15 Years Better: Yo La Tengo

By Dan Keating

Can you think of a band that keeps getting better after 15 years? The Hoboken trio Yo La Tengo is the only band that I can think of. Their albums have ranged from stripped down folk rock to Sonic Youth style walls of noise; from tight pop songs to sprawling instrumentals; from Punk rave ups to what can only be called organic electronica. While they have whole albums devoted to each of these styles, on their 1997 masterpiece I Can Hear the Heart Beating as One, they pulled off all them. They have been recording together since 1986, and this is the place to start your Yo La Tengo collection. Yo La Tengo has created a body of work that is always challenging and always satisfying, whatever they try.

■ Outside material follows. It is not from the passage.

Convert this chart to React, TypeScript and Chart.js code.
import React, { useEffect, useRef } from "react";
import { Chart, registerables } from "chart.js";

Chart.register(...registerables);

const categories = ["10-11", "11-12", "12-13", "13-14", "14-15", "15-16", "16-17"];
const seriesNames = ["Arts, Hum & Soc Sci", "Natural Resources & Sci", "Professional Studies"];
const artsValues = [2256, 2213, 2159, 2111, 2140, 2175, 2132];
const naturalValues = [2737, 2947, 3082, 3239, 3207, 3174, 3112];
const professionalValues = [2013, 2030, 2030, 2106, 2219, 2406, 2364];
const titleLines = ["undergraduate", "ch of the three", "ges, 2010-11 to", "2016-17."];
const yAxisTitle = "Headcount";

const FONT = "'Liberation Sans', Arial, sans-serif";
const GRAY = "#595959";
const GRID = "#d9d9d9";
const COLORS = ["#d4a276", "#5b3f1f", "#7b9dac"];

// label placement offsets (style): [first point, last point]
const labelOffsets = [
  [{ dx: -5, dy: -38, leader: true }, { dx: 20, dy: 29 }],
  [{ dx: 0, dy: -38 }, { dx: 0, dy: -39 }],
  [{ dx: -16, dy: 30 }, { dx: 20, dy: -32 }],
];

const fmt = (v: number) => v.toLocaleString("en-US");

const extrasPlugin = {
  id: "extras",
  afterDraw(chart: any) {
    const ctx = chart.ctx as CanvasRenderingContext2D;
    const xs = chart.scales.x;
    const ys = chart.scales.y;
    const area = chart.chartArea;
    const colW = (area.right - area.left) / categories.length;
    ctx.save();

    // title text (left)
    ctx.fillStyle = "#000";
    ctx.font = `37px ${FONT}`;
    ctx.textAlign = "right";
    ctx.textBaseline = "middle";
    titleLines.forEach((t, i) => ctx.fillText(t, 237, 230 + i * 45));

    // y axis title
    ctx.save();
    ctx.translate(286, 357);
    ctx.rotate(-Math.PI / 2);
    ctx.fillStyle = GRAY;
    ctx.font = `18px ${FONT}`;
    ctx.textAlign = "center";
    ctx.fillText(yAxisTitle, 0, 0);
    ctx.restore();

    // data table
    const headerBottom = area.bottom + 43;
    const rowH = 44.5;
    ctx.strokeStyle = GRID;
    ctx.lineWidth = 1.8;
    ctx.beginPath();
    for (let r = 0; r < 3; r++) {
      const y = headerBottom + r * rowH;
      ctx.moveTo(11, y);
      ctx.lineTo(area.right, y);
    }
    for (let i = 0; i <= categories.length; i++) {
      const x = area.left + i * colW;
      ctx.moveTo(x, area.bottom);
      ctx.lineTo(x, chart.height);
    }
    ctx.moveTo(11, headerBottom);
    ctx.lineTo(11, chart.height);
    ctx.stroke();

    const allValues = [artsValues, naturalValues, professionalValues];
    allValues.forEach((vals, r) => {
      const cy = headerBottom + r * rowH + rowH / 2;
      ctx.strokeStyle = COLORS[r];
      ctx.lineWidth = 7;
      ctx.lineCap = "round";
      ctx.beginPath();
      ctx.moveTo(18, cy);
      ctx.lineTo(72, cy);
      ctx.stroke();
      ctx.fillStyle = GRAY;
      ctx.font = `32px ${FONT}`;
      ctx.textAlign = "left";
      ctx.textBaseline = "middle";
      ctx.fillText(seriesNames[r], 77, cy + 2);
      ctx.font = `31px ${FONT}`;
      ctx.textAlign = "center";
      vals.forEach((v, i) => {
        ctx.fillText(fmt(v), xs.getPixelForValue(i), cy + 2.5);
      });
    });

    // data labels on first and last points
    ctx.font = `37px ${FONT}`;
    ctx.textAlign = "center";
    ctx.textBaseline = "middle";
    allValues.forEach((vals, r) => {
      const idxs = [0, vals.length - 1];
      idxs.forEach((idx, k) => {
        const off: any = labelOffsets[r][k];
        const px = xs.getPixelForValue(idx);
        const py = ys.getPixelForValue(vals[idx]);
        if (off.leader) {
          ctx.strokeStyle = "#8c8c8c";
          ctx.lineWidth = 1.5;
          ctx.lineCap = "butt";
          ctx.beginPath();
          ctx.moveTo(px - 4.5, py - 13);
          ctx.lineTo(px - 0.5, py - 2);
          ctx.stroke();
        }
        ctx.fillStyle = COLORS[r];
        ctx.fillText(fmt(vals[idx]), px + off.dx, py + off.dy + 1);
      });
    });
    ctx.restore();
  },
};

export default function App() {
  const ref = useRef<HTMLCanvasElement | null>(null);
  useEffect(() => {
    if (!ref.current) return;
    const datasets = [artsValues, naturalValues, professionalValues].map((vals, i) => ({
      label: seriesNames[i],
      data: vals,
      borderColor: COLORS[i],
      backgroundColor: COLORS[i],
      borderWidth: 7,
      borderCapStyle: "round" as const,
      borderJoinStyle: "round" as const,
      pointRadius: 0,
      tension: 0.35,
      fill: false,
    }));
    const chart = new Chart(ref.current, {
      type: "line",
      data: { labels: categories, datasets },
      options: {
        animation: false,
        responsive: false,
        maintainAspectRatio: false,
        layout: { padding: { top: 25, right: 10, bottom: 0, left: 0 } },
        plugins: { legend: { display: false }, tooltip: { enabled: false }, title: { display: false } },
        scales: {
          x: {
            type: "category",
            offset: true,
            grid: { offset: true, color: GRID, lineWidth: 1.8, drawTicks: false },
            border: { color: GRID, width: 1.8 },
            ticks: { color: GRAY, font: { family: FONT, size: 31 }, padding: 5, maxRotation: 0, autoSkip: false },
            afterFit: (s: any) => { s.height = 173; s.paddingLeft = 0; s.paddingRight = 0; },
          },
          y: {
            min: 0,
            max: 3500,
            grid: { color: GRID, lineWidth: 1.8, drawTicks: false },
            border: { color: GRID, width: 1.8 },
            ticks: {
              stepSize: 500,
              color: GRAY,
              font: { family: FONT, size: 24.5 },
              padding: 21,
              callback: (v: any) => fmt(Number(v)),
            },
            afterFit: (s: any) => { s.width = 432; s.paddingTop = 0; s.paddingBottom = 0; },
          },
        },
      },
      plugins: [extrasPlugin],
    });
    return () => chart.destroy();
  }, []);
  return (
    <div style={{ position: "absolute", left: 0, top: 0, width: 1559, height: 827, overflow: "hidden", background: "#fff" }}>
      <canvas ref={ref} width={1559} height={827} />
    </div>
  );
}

On their new album, And Then Nothing Turned Itself Inside Out, Yo La Tengo is charting territory that's not quite rock and roll, not quite ambient sounds, not quite confessional soft rock, not quite experimental, not quite jazz. They are in a place that is all their own. No one takes the lead. You can see the band in the studio saying, "Turn me down, please," not very rock and roll. They are way more concerned with atmosphere than lunkhead riffs. Sonically the album is very consistent -- it has a quiet, dark, nocturnal sound to it. Electronic noises complement soft beautiful melodies. Ira Kaplan's ambient guitar and keyboard wanderings are held together by James McNew's anchoring bass, and Georgia Hubley's rock solid drumming. One song has layers of organ, the next a prominent xylophone, the next a soft guitar, the next just a backbone of vocal "ba-ba-da's." The instruments and styles always vary, but the songs are unmistakably theirs.

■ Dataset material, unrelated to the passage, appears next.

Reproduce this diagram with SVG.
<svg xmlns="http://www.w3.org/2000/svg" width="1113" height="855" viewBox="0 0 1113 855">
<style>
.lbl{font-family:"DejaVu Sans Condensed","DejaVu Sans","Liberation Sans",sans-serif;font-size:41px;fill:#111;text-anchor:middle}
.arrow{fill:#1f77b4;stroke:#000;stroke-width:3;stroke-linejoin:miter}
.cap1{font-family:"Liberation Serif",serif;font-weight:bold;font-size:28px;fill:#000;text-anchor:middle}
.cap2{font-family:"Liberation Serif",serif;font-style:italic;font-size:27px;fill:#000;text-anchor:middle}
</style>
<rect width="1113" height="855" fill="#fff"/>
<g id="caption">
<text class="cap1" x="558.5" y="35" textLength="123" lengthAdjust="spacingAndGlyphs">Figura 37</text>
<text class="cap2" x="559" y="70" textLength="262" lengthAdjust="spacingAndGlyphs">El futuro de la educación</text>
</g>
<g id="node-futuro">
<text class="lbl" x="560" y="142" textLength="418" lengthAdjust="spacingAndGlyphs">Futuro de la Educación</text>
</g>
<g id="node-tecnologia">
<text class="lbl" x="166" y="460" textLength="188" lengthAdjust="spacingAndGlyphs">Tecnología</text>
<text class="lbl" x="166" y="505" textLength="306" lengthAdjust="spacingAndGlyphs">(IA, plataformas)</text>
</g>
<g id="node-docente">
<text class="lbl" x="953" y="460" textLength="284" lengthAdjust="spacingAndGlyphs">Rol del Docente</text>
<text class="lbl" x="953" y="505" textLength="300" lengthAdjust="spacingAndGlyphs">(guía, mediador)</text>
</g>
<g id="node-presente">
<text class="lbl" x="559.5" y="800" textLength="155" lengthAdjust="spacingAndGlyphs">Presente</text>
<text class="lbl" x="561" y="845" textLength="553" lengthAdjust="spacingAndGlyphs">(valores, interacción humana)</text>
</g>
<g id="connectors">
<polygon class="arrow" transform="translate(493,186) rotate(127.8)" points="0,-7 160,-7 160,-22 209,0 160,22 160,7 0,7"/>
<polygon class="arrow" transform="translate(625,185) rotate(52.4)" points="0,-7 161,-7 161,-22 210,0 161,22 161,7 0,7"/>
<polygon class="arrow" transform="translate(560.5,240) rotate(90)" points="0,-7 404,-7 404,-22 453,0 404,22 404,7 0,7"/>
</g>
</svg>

What holds it together is the lyrics. Ira Kaplan and Georgia Hubley are married and the record has an almost concept-album feel to it in that all of the songs seem to be about their relationship. The beautiful "Our Way to Fall" recounts the first time he laid eyes on her -- the shyness, the embarrassment -- and he sums it up with the thoughts "Try, Try, even if it lasts an hour." Later, on "The Crying of Lot G," they veer off into a fight, "You don't want to listen and I can't shut up... all I ask of you is that you try and remember, it isn't always this way." It's this straightforward, confessional, honest, and romantic style that separates Yo La Tengo from this age of irony.

Recently, in venues such as the Somerville Theater in Cambridge, Massachusetts and the Town Hall in NYC, Yo La Tengo was both bigger and quieter. Bigger because the band has added two touring musicians for this quick "Sit Down" tour of theaters, and quieter because this batch of songs is intimate. Mac McCaughan of the indie vets Superchunk and David Kilgour of the Clean joined the band for the tour. For me, before I got to the show, it was bittersweet, having these extra hands. At past Yo La Tengo performances, I always marveled at the amount of sound that just these three people could create. Watching James McNew play the maracas and the bass at the same time, or hop from bass to drums within the song, even if it was for just a little touch, was always enjoyable. Adding these extra musicians seemed a bit like cheating.

So, I was relieved when I saw how Yo La Tengo used these additional players to broaden their sound, to attempt songs that I'd never seen them play live before. The two musicians stayed in line with the rest of the band, not playing at all on certain songs, or adding just a quiet xylophone, or a subtle clip of feedback. But they allowed the band to try things that would be impossible with just the three of them. They tackled the quiet version of "Big Day Coming" and off of the near-masterpiece "Painful" (1993) with its hypnotic organ riff and layers of feedback. The 5 players charged into "Moby Octopad, " a rhythmically complex song from I Can Hear The Heart. They mainly stuck to the quieter songs off of the new record, but found some time for fun. Besides the constant switching of instruments, Ira and James had a choreographed dance routine for the mostly a cappella cover of George McRae's "You Can Have it All." And speaking of covers (no Yo La Tengo show is complete without them) the band finished the night with a feedback drenched rave up cover of Jackson Browne's "Somebody's Baby," which appears on their fine outtakes record Genius + Love = Yo La Tengo (1996).

They opened the evening at the Town Hall with the new album's closer, "Night Falls on Hoboken," a 17 minute song that manages to never crest, never peak, never fall apart, never bore, never really change, but always remain interesting. Kind of like the band themselves.